▶ _Data segment_:
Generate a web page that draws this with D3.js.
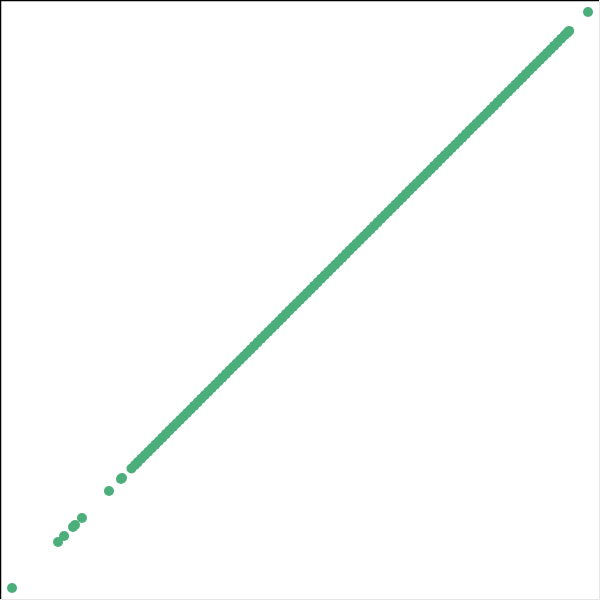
<!DOCTYPE html>
<html><head><meta charset="utf-8">
<script src="https://cdn.jsdelivr.net/npm/d3@7"></script>
<style>html,body{margin:0;padding:0;background:#fff}svg{display:block}</style>
</head><body>
<script>
const theoretical = [-3.264,-2.742,-2.674,-2.573,-2.55,-2.471,-2.165,-2.029,-2.017,
-1.91,-1.87,-1.84,-1.80,-1.76,-1.72,-1.68,-1.64,-1.60,-1.56,-1.52,-1.48,-1.44,-1.40,-1.36,-1.32,-1.28,-1.24,-1.20,-1.16,-1.12,-1.08,-1.04,-1.00,-0.96,-0.92,-0.88,-0.84,-0.80,-0.76,-0.72,-0.68,-0.64,-0.60,-0.56,-0.52,-0.48,-0.44,-0.40,-0.36,-0.32,-0.28,-0.24,-0.20,-0.16,-0.12,-0.08,-0.04,0.00,0.04,0.08,0.12,0.16,0.20,0.24,0.28,0.32,0.36,0.40,0.44,0.48,0.52,0.56,0.60,0.64,0.68,0.72,0.76,0.80,0.84,0.88,0.92,0.96,1.00,1.04,1.08,1.12,1.16,1.20,1.24,1.28,1.32,1.36,1.40,1.44,1.48,1.52,1.56,1.60,1.64,1.68,1.72,1.76,1.80,1.84,1.88,1.92,1.96,2.00,2.04,2.08,2.12,2.16,2.20,2.24,2.28,2.32,2.36,2.40,2.44,2.48,2.52,2.56,2.60,2.64,2.68,2.72,2.76,2.80,2.84,2.88,2.92,2.96,3.00,3.03,3.05,3.264];
const sample = [-3.264,-2.742,-2.674,-2.573,-2.55,-2.471,-2.165,-2.029,-2.017,
-1.91,-1.87,-1.84,-1.80,-1.76,-1.72,-1.68,-1.64,-1.60,-1.56,-1.52,-1.48,-1.44,-1.40,-1.36,-1.32,-1.28,-1.24,-1.20,-1.16,-1.12,-1.08,-1.04,-1.00,-0.96,-0.92,-0.88,-0.84,-0.80,-0.76,-0.72,-0.68,-0.64,-0.60,-0.56,-0.52,-0.48,-0.44,-0.40,-0.36,-0.32,-0.28,-0.24,-0.20,-0.16,-0.12,-0.08,-0.04,0.00,0.04,0.08,0.12,0.16,0.20,0.24,0.28,0.32,0.36,0.40,0.44,0.48,0.52,0.56,0.60,0.64,0.68,0.72,0.76,0.80,0.84,0.88,0.92,0.96,1.00,1.04,1.08,1.12,1.16,1.20,1.24,1.28,1.32,1.36,1.40,1.44,1.48,1.52,1.56,1.60,1.64,1.68,1.72,1.76,1.80,1.84,1.88,1.92,1.96,2.00,2.04,2.08,2.12,2.16,2.20,2.24,2.28,2.32,2.36,2.40,2.44,2.48,2.52,2.56,2.60,2.64,2.68,2.72,2.76,2.80,2.84,2.88,2.92,2.96,3.00,3.03,3.05,3.264];

const W = 600, H = 600;
const x = d3.scaleLinear().domain([-3.4, 3.4]).range([0, W]);
const y = d3.scaleLinear().domain([-3.4, 3.4]).range([H, 0]);

const svg = d3.select("body").append("svg").attr("width", W).attr("height", H);
svg.append("rect").attr("width", W).attr("height", H).attr("fill", "#fff");

svg.append("g").selectAll("circle")
  .data(theoretical.map((t, i) => [t, sample[i]]))
  .join("circle")
  .attr("cx", d => x(d[0]))
  .attr("cy", d => y(d[1]))
  .attr("r", 5)
  .attr("fill", "#4caf7b");

// frame: dark top/left, light bottom/right
svg.append("line").attr("x1",0).attr("x2",W).attr("y1",0.5).attr("y2",0.5).attr("stroke","#000").attr("stroke-width",1.5);
svg.append("line").attr("x1",0.5).attr("x2",0.5).attr("y1",0).attr("y2",H).attr("stroke","#000").attr("stroke-width",1.5);
svg.append("line").attr("x1",0).attr("x2",W).attr("y1",H-0.5).attr("y2",H-0.5).attr("stroke","#e6e6e6");
svg.append("line").attr("x1",W-0.5).attr("x2",W-0.5).attr("y1",0).attr("y2",H).attr("stroke","#e6e6e6");
</script>
</body></html>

▶ _Work required_:
Quote all the lines above exactly as given. Do not include the pictures.

▶ _The solution_:
Generate a web page that draws this with D3.js.
<!DOCTYPE html>
<html><head><meta charset="utf-8">
<script src="https://cdn.jsdelivr.net/npm/d3@7"></script>
<style>html,body{margin:0;padding:0;background:#fff}svg{display:block}</style>
</head><body>
<script>
const theoretical = [-3.264,-2.742,-2.674,-2.573,-2.55,-2.471,-2.165,-2.029,-2.017,
-1.91,-1.87,-1.84,-1.80,-1.76,-1.72,-1.68,-1.64,-1.60,-1.56,-1.52,-1.48,-1.44,-1.40,-1.36,-1.32,-1.28,-1.24,-1.20,-1.16,-1.12,-1.08,-1.04,-1.00,-0.96,-0.92,-0.88,-0.84,-0.80,-0.76,-0.72,-0.68,-0.64,-0.60,-0.56,-0.52,-0.48,-0.44,-0.40,-0.36,-0.32,-0.28,-0.24,-0.20,-0.16,-0.12,-0.08,-0.04,0.00,0.04,0.08,0.12,0.16,0.20,0.24,0.28,0.32,0.36,0.40,0.44,0.48,0.52,0.56,0.60,0.64,0.68,0.72,0.76,0.80,0.84,0.88,0.92,0.96,1.00,1.04,1.08,1.12,1.16,1.20,1.24,1.28,1.32,1.36,1.40,1.44,1.48,1.52,1.56,1.60,1.64,1.68,1.72,1.76,1.80,1.84,1.88,1.92,1.96,2.00,2.04,2.08,2.12,2.16,2.20,2.24,2.28,2.32,2.36,2.40,2.44,2.48,2.52,2.56,2.60,2.64,2.68,2.72,2.76,2.80,2.84,2.88,2.92,2.96,3.00,3.03,3.05,3.264];
const sample = [-3.264,-2.742,-2.674,-2.573,-2.55,-2.471,-2.165,-2.029,-2.017,
-1.91,-1.87,-1.84,-1.80,-1.76,-1.72,-1.68,-1.64,-1.60,-1.56,-1.52,-1.48,-1.44,-1.40,-1.36,-1.32,-1.28,-1.24,-1.20,-1.16,-1.12,-1.08,-1.04,-1.00,-0.96,-0.92,-0.88,-0.84,-0.80,-0.76,-0.72,-0.68,-0.64,-0.60,-0.56,-0.52,-0.48,-0.44,-0.40,-0.36,-0.32,-0.28,-0.24,-0.20,-0.16,-0.12,-0.08,-0.04,0.00,0.04,0.08,0.12,0.16,0.20,0.24,0.28,0.32,0.36,0.40,0.44,0.48,0.52,0.56,0.60,0.64,0.68,0.72,0.76,0.80,0.84,0.88,0.92,0.96,1.00,1.04,1.08,1.12,1.16,1.20,1.24,1.28,1.32,1.36,1.40,1.44,1.48,1.52,1.56,1.60,1.64,1.68,1.72,1.76,1.80,1.84,1.88,1.92,1.96,2.00,2.04,2.08,2.12,2.16,2.20,2.24,2.28,2.32,2.36,2.40,2.44,2.48,2.52,2.56,2.60,2.64,2.68,2.72,2.76,2.80,2.84,2.88,2.92,2.96,3.00,3.03,3.05,3.264];

const W = 600, H = 600;
const x = d3.scaleLinear().domain([-3.4, 3.4]).range([0, W]);
const y = d3.scaleLinear().domain([-3.4, 3.4]).range([H, 0]);

const svg = d3.select("body").append("svg").attr("width", W).attr("height", H);
svg.append("rect").attr("width", W).attr("height", H).attr("fill", "#fff");

svg.append("g").selectAll("circle")
  .data(theoretical.map((t, i) => [t, sample[i]]))
  .join("circle")
  .attr("cx", d => x(d[0]))
  .attr("cy", d => y(d[1]))
  .attr("r", 5)
  .attr("fill", "#4caf7b");

// frame: dark top/left, light bottom/right
svg.append("line").attr("x1",0).attr("x2",W).attr("y1",0.5).attr("y2",0.5).attr("stroke","#000").attr("stroke-width",1.5);
svg.append("line").attr("x1",0.5).attr("x2",0.5).attr("y1",0).attr("y2",H).attr("stroke","#000").attr("stroke-width",1.5);
svg.append("line").attr("x1",0).attr("x2",W).attr("y1",H-0.5).attr("y2",H-0.5).attr("stroke","#e6e6e6");
svg.append("line").attr("x1",W-0.5).attr("x2",W-0.5).attr("y1",0).attr("y2",H).attr("stroke","#e6e6e6");
</script>
</body></html>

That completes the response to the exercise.